What permits are required for an outdoor kitchen and fire feature in Jersey City, and how long does the process take?
In Jersey City, an outdoor kitchen with a gas connection requires a plumbing and gas permit through the Division of Building and Housing, and any permanent electrical circuit serving outlets, lighting, or appliances requires an electrical permit as well. If the kitchen structure exceeds 100 square feet of footprint or includes a roof element, a zoning review and building permit are also required. We prepare and submit all permit applications as part of our project scope — you don't manage that process separately. Current turnaround from the city's plan review office typically runs two to four weeks for straightforward residential submittals. We factor that window into the project schedule from day one so it doesn't compress your installation timeline.
How do Jersey City's freeze-thaw cycles affect a paver patio or outdoor kitchen structure, and what does your installation do to address that?

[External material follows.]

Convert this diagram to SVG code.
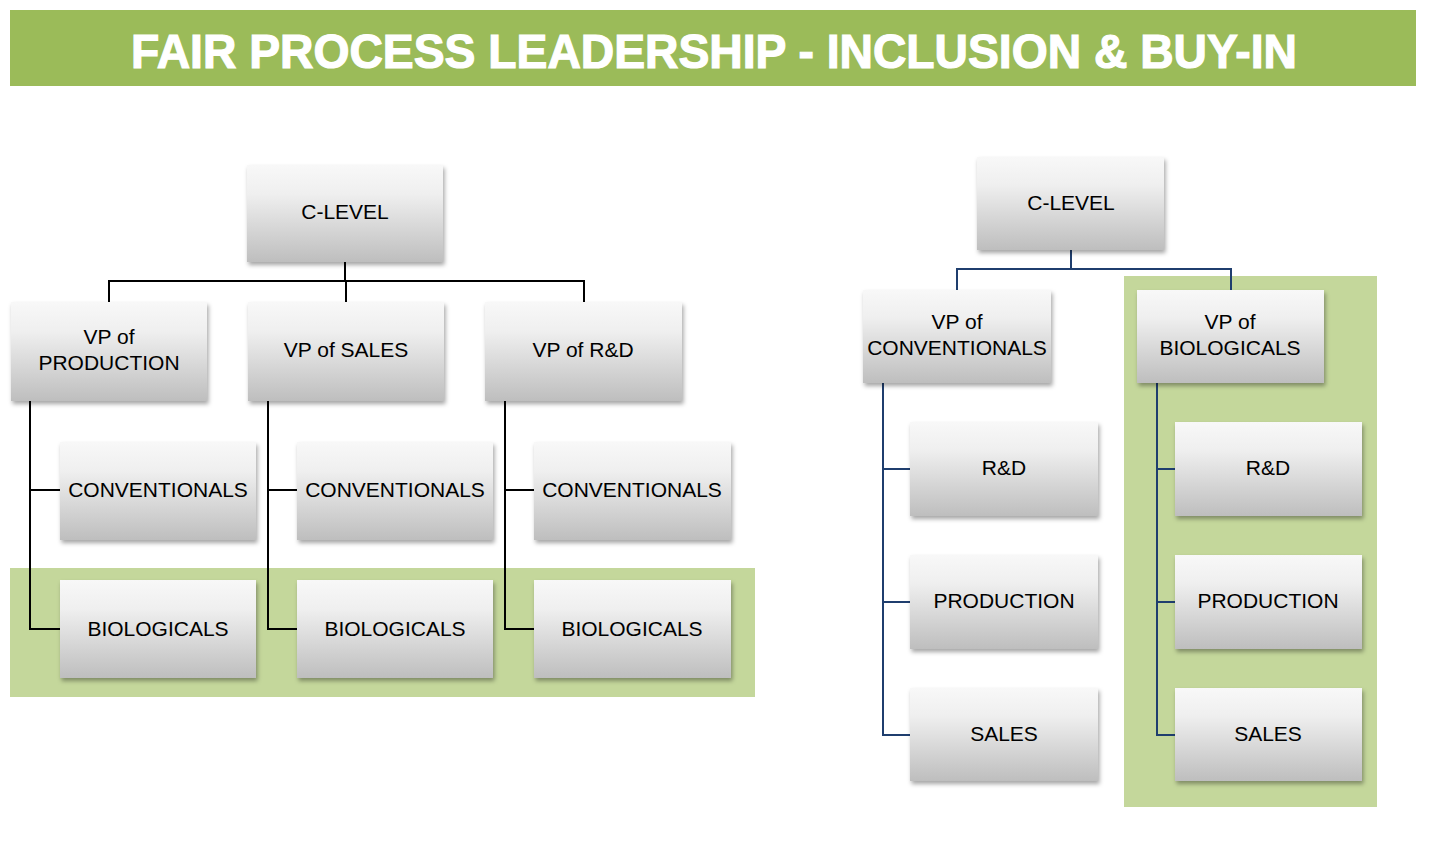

Hudson County typically sees 30 to 50 freeze-thaw events per winter — repeated cycles of water entering base material, freezing, expanding, and thawing. On improperly built patios, that process heaves pavers, opens joints, and cracks mortar beds within two or three winters. Our standard base for Jersey City installations is 6 to 8 inches of compacted clean stone over a geotextile fabric layer, which provides both the structural bearing capacity and the drainage path that prevents water from sitting in the base. Pavers are set with calibrated joint spacing and filled with polymeric sand, which locks the joint against weed intrusion and water infiltration after cure. Outdoor kitchen block structures are set on reinforced concrete footings below frost depth — typically 36 inches in New Jersey — so the structure doesn't move seasonally.